Would it have been any less controversial if Taylor sacked Farah last year? Would it have been any less divisive if Taylor had let it drag on for another couple of months until the season was finished, even if it ended up costing the Tigers a place in the finals?
Or would it have been better still if the old Wests Tigers board and administration had backed Mick Potter way back in 2013?
The reality is if the Tigers had listened to their last coach this wouldn’t even be a debate.
Former Wests Tigers coach Mick Potter also struggled with the Farah problem.
I remember speaking to Potter last year, just days after the story broke that Taylor had threatened to play Farah in reserve grade if he didn’t leave the club.
Potter is about as decent a man as you will find in rugby league.
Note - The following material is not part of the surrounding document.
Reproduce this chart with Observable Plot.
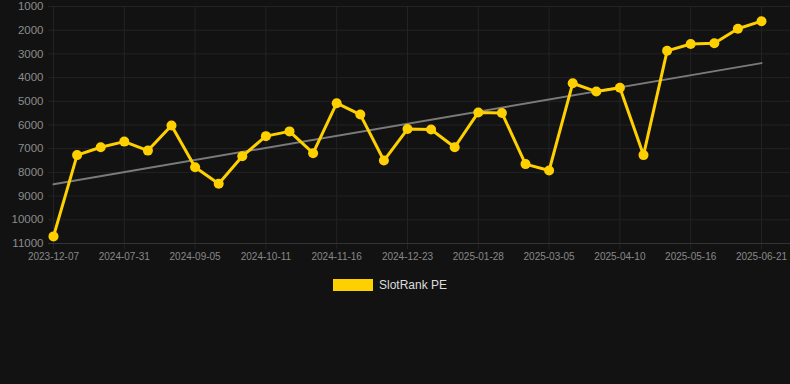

Yet when he coached the Tigers he was the odd man out. Potter said he advised the Wests Tigers board back in 2013 not to sign Farah to a hugely inflated back-ended four-year contract that still has more than a year to run on it.
Potter claimed the board ignored his advice, like they were playing “Fantasy League with other people’s money”.
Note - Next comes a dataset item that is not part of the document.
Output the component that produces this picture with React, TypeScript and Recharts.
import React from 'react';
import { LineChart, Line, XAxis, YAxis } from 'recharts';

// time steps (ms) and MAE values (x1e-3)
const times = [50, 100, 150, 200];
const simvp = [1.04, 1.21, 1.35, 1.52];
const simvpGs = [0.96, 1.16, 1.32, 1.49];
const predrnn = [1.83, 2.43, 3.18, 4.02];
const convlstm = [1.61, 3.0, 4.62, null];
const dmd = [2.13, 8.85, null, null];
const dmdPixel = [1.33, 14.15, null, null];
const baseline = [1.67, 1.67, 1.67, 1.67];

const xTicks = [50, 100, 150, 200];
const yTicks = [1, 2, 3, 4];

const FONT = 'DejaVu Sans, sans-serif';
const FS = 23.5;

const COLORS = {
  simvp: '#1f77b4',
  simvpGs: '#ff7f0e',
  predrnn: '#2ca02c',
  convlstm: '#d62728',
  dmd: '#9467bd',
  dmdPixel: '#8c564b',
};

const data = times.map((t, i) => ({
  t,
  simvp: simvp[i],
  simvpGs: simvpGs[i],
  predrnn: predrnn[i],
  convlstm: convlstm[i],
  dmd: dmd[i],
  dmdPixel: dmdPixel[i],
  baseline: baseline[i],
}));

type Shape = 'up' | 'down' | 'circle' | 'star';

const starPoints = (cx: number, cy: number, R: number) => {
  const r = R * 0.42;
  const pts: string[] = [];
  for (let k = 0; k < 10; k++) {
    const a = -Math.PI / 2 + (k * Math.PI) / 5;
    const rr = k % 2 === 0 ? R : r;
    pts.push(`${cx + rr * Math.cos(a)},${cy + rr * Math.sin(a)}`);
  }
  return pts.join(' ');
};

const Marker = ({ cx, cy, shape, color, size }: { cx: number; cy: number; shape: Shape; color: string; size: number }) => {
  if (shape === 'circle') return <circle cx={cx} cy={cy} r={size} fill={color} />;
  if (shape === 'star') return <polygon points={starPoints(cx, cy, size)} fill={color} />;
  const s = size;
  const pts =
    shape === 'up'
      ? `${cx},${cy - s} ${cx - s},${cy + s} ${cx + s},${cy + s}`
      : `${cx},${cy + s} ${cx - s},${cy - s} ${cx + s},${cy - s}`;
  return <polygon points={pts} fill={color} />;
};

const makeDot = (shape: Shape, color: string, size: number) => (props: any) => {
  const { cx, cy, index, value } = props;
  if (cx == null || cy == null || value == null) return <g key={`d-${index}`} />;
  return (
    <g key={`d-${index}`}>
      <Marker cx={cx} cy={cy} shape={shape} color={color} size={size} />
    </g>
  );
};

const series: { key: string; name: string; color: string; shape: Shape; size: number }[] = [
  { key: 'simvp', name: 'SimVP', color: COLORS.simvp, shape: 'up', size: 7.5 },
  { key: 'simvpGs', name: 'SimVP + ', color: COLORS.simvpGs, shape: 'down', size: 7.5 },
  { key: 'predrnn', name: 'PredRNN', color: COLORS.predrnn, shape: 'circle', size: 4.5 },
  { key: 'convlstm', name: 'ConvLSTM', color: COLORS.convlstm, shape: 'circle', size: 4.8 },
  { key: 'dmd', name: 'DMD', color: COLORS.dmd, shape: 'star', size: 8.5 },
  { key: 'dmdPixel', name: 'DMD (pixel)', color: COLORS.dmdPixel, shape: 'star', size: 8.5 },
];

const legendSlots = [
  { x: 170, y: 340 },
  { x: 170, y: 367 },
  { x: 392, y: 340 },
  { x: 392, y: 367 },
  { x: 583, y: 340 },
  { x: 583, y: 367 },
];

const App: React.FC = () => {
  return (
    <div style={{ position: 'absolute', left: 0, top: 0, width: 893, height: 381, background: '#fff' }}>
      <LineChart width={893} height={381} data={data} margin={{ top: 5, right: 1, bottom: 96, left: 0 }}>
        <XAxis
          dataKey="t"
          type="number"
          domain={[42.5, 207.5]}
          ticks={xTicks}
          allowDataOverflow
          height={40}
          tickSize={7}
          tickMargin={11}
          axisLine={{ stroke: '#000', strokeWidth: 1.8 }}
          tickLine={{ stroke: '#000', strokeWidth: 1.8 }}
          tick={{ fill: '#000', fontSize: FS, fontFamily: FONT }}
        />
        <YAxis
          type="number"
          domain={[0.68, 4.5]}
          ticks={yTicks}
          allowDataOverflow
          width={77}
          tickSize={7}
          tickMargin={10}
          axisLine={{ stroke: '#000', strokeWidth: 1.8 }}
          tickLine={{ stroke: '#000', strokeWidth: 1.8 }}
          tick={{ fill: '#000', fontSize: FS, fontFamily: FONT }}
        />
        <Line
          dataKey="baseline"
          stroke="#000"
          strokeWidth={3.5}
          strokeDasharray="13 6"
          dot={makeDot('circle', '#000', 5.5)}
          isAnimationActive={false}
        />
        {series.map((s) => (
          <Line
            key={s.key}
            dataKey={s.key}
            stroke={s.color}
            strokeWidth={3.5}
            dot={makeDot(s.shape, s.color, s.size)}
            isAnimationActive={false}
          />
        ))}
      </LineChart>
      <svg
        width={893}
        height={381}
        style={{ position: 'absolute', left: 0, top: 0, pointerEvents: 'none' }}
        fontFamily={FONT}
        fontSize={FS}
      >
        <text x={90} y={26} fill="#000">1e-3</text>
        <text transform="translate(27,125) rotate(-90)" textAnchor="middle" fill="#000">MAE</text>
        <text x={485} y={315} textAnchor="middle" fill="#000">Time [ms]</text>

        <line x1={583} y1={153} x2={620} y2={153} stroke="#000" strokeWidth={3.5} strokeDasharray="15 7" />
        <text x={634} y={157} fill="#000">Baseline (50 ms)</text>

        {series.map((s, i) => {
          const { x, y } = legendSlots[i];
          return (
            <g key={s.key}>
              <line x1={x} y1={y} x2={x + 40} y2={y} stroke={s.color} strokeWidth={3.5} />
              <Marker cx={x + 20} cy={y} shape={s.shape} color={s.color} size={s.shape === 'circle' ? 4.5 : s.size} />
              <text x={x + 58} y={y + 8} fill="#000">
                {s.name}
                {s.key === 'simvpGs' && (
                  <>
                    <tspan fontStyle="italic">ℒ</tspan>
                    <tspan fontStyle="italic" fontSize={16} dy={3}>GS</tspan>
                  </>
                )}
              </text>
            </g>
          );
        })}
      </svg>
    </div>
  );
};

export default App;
It wasn’t that Potter didn’t rate Farah as a player, but “if he was still going well at the end of the two years, you could have kept him on”, Potter argued.
“Age becomes no barrier. But you don’t sign a 30-year-old for four years, I don’t think.”
But because Potter spoke up, it eventually cost him his job. Now it has been left to Taylor and Pascoe to mop up the mess.
Like Pascoe said this week, Taylor will live and die by the results. But he has to be at least given the chance to make the decisions he feels necessary.
Plenty of coaches over the years have made similar tough calls.
I remember the late Graham Murray dropped Noel Goldthorpe after the then Hunter Mariners half returned from playing in the Super League Tri-Series in the late 1990s to usher in a young Brett Kimmorley.
Wayne Bennett sacked Wally Lewis in the formative years at the Broncos.
A couple of years ago Ricky Stuart made the unpopular decision to let club legend Terry Campese go at Canberra.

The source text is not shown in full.